- **WHAT THE EXERCISE ASKS**
Collect each line holding the string "code".

- **MATERIAL PROVIDED**
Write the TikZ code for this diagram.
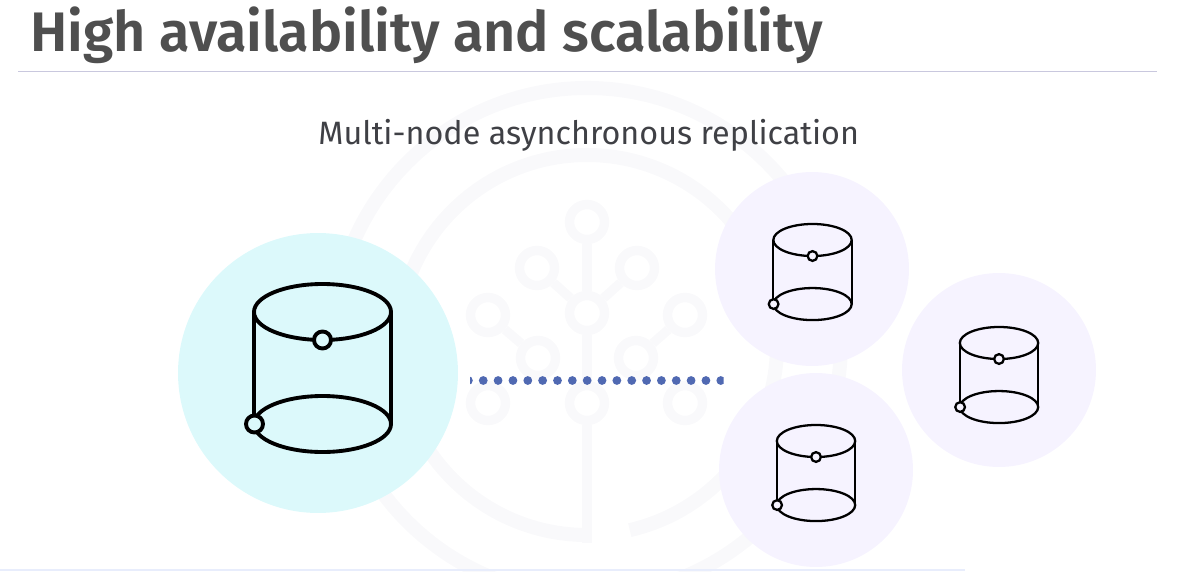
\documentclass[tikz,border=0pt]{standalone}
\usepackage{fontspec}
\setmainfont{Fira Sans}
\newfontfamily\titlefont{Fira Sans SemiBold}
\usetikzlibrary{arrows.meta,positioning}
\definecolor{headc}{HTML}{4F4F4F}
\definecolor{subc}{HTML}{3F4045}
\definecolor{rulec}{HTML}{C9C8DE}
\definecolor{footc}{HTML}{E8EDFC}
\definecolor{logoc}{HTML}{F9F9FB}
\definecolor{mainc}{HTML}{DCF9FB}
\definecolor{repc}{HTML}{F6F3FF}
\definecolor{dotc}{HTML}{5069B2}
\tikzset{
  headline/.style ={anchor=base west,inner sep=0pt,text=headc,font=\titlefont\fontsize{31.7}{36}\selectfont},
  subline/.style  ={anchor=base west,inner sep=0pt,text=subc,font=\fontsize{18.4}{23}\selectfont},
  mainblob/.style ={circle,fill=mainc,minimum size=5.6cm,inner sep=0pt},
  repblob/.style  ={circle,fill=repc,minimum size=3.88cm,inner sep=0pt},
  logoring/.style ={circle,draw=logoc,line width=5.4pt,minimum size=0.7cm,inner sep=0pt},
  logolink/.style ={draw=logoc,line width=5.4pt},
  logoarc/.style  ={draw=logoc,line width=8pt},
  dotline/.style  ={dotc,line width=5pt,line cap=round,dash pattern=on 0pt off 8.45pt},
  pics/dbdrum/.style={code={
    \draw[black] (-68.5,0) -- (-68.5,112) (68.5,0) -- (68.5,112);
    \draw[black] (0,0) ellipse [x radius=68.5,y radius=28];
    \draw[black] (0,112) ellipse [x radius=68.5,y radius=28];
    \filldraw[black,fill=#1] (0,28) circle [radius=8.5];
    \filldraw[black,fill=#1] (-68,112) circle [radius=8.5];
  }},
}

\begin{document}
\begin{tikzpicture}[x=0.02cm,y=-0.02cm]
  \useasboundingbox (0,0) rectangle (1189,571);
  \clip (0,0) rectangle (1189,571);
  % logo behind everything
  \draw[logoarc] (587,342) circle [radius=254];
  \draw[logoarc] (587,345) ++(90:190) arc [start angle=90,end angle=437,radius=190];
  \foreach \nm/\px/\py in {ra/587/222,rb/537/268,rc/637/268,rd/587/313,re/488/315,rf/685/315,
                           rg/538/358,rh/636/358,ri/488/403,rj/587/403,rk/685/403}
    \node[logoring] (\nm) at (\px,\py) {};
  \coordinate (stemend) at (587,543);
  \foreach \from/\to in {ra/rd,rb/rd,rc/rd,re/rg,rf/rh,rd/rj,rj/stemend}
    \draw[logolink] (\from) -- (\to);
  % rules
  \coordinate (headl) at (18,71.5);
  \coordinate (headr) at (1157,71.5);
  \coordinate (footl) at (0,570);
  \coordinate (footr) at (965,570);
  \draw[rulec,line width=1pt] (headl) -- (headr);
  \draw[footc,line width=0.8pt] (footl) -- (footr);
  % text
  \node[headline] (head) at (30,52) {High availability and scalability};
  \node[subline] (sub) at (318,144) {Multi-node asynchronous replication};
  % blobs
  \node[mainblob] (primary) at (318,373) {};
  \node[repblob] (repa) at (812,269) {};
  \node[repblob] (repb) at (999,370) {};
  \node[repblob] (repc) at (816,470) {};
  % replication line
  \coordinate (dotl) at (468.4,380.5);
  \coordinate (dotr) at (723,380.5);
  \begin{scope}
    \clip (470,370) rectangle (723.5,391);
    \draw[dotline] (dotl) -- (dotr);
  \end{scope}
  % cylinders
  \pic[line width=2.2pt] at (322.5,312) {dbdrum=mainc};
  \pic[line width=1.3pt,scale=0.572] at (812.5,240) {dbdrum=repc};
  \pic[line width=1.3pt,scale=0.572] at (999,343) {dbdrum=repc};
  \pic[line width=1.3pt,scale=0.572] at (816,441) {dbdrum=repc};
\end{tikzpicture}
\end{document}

- **OUTPUT OF THE EXERCISE**
Write the TikZ code for this diagram.
  pics/dbdrum/.style={code={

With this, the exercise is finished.